Saturday, June 9, 2018

Hen Chronicles: There certainly was a lot of blood


Normally, putting the hens to bed for the night is a tranquil, pleasant routine. By the time I get out to the coop, Nellie and Hope are up on the roost, so all I have to do is lock them in, to protect them from predators.

Normally.
 

The scene that greeted me last night was anything but normal. Nellie was standing on the coop floor, sounding upset. Her left foot was bleeding. The roost was streaked with blood. Good-sized patches of the coop's  bedding were "painted" a bright red. Racing back to the house, I filled Liz in. Once we got to the coop, we removed Nellie so Liz could examine her while I held her.


At first, it seemed as though Nellie had at least two open wounds, but on closer examination, it became clear that she had broken one toenail. What was left of the nail was bleeding profusely, but once Liz identified the source she applied cornstarch, which acts as a coagulant.

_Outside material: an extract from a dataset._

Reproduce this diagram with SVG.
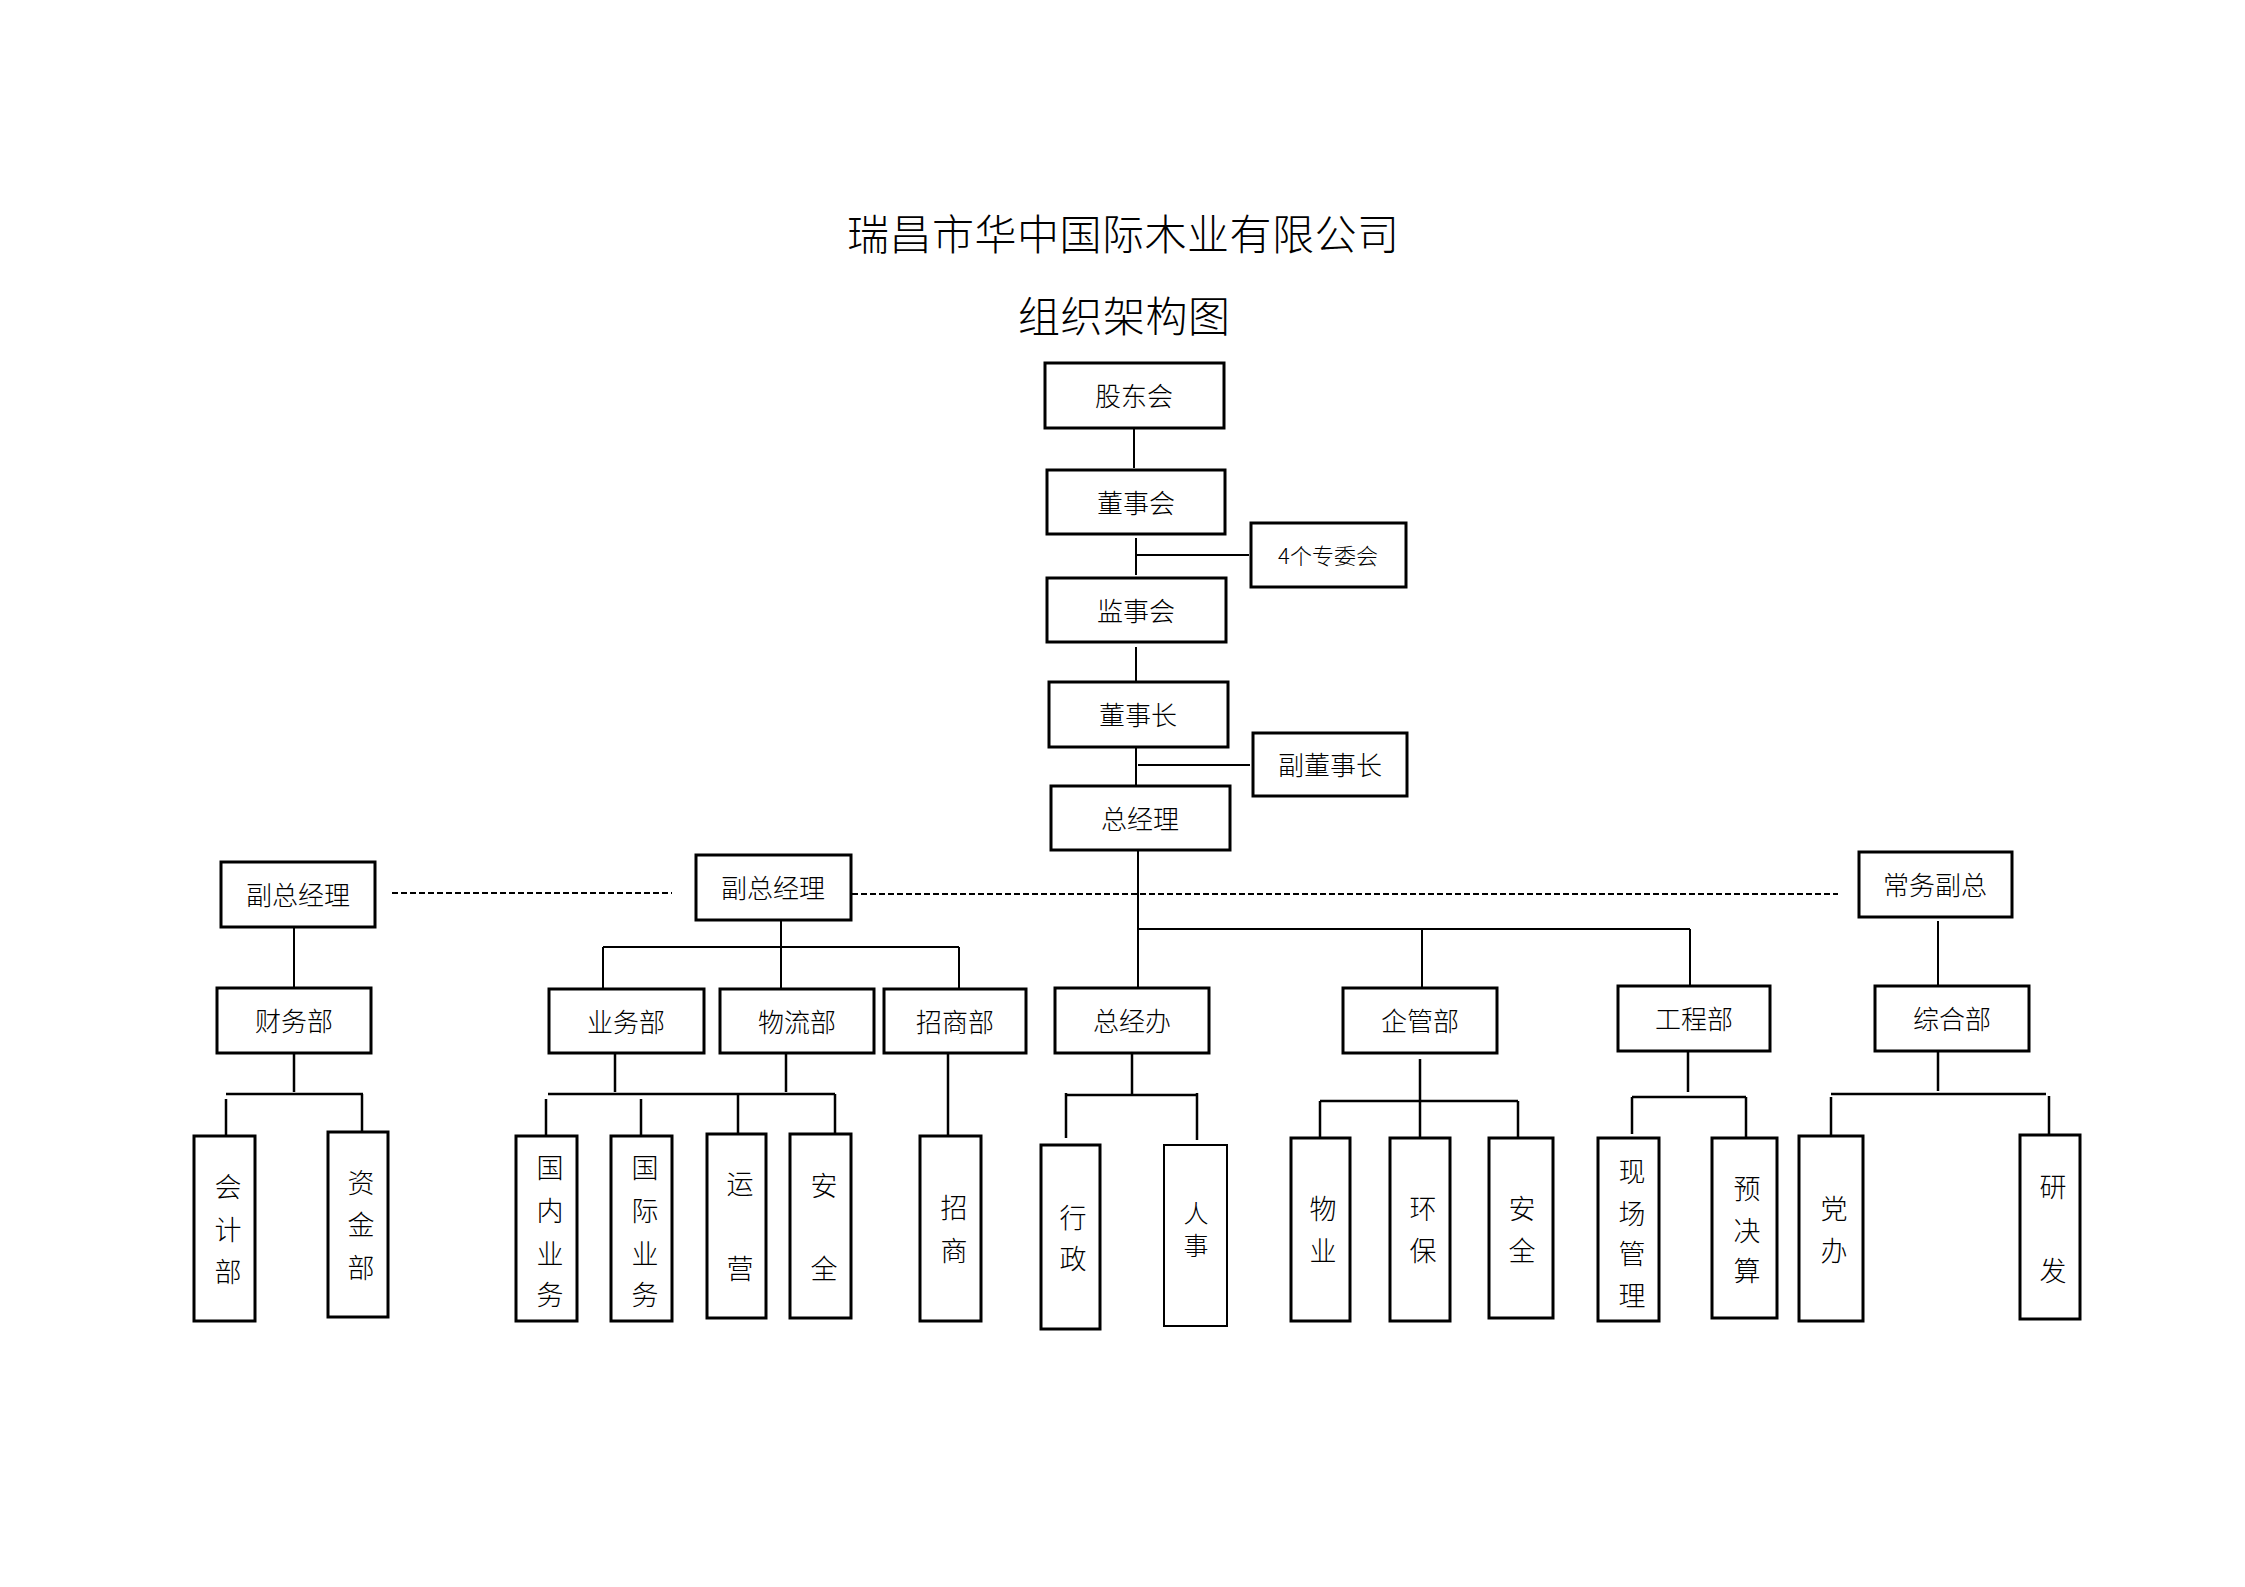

Initially, the cornstarch seemed to have no effect. It took a lot of patience, a lot of time and a lot of cornstarch to stanch the bleeding, but it finally slowed, and eventually stopped. We thought of isolating Nellie in a separate enclosure overnight, but chickens are social animals and we only have the two Rhode Island Red hens right now. Each would be agitated if separated from the other. So I removed and replaced the bloody pine shavings and washed the blood from the roost. We carefully placed Nellie on the roost beside Hope. We were not at all sure what we would find in the morning. Would the wound reopen? Would Nellie lose even more blood than she had already? I tried not to imagine the worst-case scenario.

The hens were not up and waiting at the window when I went out to feed them at dawn. That was very unusual. But when I placed food and water in the pen, I heard one hen, and then the other one, jump down from the roost to the floor.

As always, Nellie was the first to emerge from the coop when I opened the door. She wasn’t bleeding, although she had bled a bit during the night, leaving a sizable red spot in the bedding beneath the perch. She walked slowly at first, and her comb was paler than normal. But she did not limp, and she began eating fairly quickly. She even laid a larger-than-normal egg later in the morning. It seemed the crisis had passed.

Readers who do not own chickens as pets may shake their heads and mumble. “Geez, it’s only a chicken, for crying out loud.” But when a pet is hurt or sick, does the species really matter? If a child’s guinea pig and an adult’s champion Springer Spaniel are wounded, is the child any less fretful than the adult, simply because her pet is such a "humble" creature?